Every instrument provides rhythm. Every sound you make has a rhythm, unless it has an extremely slow attack. Even chord changes have a rhythmic impact, and the timing of harmonic changes is felt in relation to everything else that's happening in the music. It seems to be a common misconception that a drummer makes the groove and all other players are free to pour any sort of timing mush on top of it. Not at all! Every instrument is capable of ruining the groove for everyone else. Flute, piano, violins, choir, you name it.
A good swinging rhythm has ups and downs, highs and lows, attacks and releases, and basses can provide some of that. Low instruments have a certain role in the big picture, but any instrument with a sharp percussive attack can work somewhat like a drum.
Here's a small example, sequencing orchestral sounds, deliberately starting with non-bass and softer instruments. At what point do you feel there's rhythm? Myself, I'm in the groove from the first measure.
It's of course just a bunch of samples, tightly sequenced, machine-like timing etc. and I didn't put the sounds in a virtual hall because it would have just made it mushy. Could an actual orchestra play like that? Beats me. At least there are extremely groovy violin sections on soul and R&B records! And the same goes with flutes and pianos. But it must be kind of difficult to sound like a Motown studio album when you're on a wide stage in a big hall, conducted by someone with a baton, and ... playing classical music, which isn't actually supposed to sound like Motown.
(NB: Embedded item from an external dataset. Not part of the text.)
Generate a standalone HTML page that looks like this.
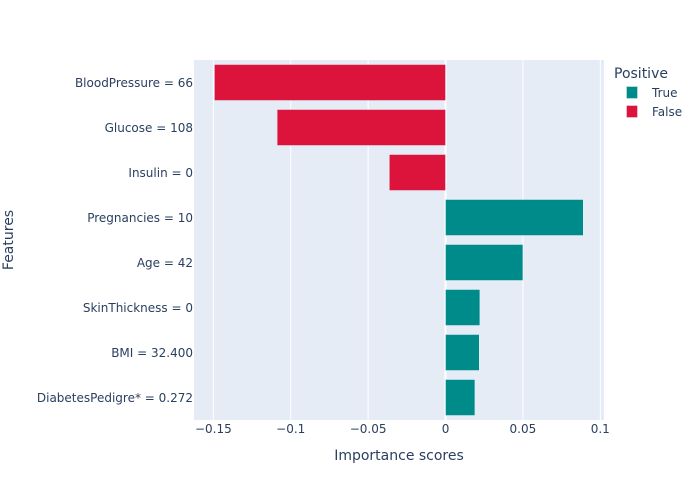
<!DOCTYPE html>
<html>
<head>
<meta charset="utf-8">
<style>
html,body{margin:0;padding:0;background:#fff;}
svg{display:block;font-family:"DejaVu Sans",sans-serif;}
text{fill:#2a3f5f;}
</style>
</head>
<body>
<svg id="chart" width="700" height="500" viewBox="0 0 700 500" xmlns="http://www.w3.org/2000/svg">
  <rect x="194" y="60" width="410" height="360" fill="#e5ecf6"></rect>
  <g id="grid"></g>
  <g id="bars"></g>
  <g id="xticks"></g>
  <g id="yticks"></g>
  <text x="399" y="460" font-size="14" text-anchor="middle">Importance scores</text>
  <text x="13" y="240" font-size="14" text-anchor="middle" transform="rotate(-90 13 240)">Features</text>
  <g>
    <text x="614" y="78" font-size="14">Positive</text>
    <g>
      <rect x="626.5" y="86.5" width="11" height="12" fill="#008b8b" stroke="#e5ecf6" stroke-width="0.5"></rect>
      <text x="652" y="97" font-size="12">True</text>
    </g>
    <g>
      <rect x="626.5" y="105.5" width="11" height="12" fill="#dc143c" stroke="#e5ecf6" stroke-width="0.5"></rect>
      <text x="652" y="116" font-size="12">False</text>
    </g>
  </g>
</svg>
<script>
const categories = ["BloodPressure = 66", "Glucose = 108", "Insulin = 0", "Pregnancies = 10", "Age = 42", "SkinThickness = 0", "BMI = 32.400", "DiabetesPedigre* = 0.272"];
const scores = [-0.1493, -0.1088, -0.0363, 0.089, 0.05, 0.0222, 0.0218, 0.019];
const xTickValues = [-0.15, -0.1, -0.05, 0, 0.05, 0.1];
const xTickLabels = ["\u22120.15", "\u22120.1", "\u22120.05", "0", "0.05", "0.1"];

const NS = "http://www.w3.org/2000/svg";
const plotTop = 60, plotHeight = 360, plotLeft = 194, plotRight = 604;
const domainMin = -0.1625, domainMax = 0.1024;
function xScale(v) {
  return plotLeft + (v - domainMin) / (domainMax - domainMin) * (plotRight - plotLeft);
}
function yBand() { return plotHeight / categories.length; }
function yScale(i) { return plotTop + yBand() * (i + 0.5); }
function make(tag, parent, attrs) {
  const el = document.createElementNS(NS, tag);
  for (const k in attrs) el.setAttribute(k, attrs[k]);
  parent.appendChild(el);
  return el;
}
const grid = document.getElementById("grid");
const xticks = document.getElementById("xticks");
const yticks = document.getElementById("yticks");
const bars = document.getElementById("bars");

xTickValues.forEach(function (v, i) {
  const x = xScale(v);
  const line = make("line", grid, {x1: x, x2: x, y1: plotTop, y2: plotTop + plotHeight, stroke: "#ffffff", "stroke-width": v === 0 ? 2 : 1});
  
  
  const t = make("text", xticks, {x: x, y: 433, "font-size": 12, "text-anchor": "middle"});
  t.textContent = xTickLabels[i];
  
  
});

categories.forEach(function (c, i) {
  const y = yScale(i);
  const t = make("text", yticks, {x: 193, y: y + 4.5, "font-size": 12, "text-anchor": "end"});
  t.textContent = c;
  
  
  const v = scores[i];
  const x0 = xScale(Math.min(v, 0));
  const x1 = xScale(Math.max(v, 0));
  const h = yBand() * 0.8;
  const r = make("rect", bars, {x: x0, y: y - h / 2, width: x1 - x0, height: h, fill: v >= 0 ? "#008b8b" : "#dc143c", stroke: "#e5ecf6", "stroke-width": 0.5});
  
  
});
</script>
</body>
</html>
The thing about modern electronic pop music is that due to technological advancements (or "advancements" depending on how you see it), all kinds of sonic phenomena can be emphasized to be arbitrarily and unnaturally strong. Timing can be machine-like perfect all the time, attacks can be sharp all the time, everything can be incredibly loud and punchy at the same time, the whole soundscape can be made to pump in rhythm with the kick drum, etc. Anything that you can feel, can be distilled and synthesized to feel much stronger. Just look at many questions here, people want to find formulas and rules to musical phenomena so they could turn all knobs to 11, without having to actually learn music.
Maybe there's another question behind this: how can anyone be interested in listening to orchestral music played by actual people, when there are so much stronger artificially enhanced synthetic sensations available?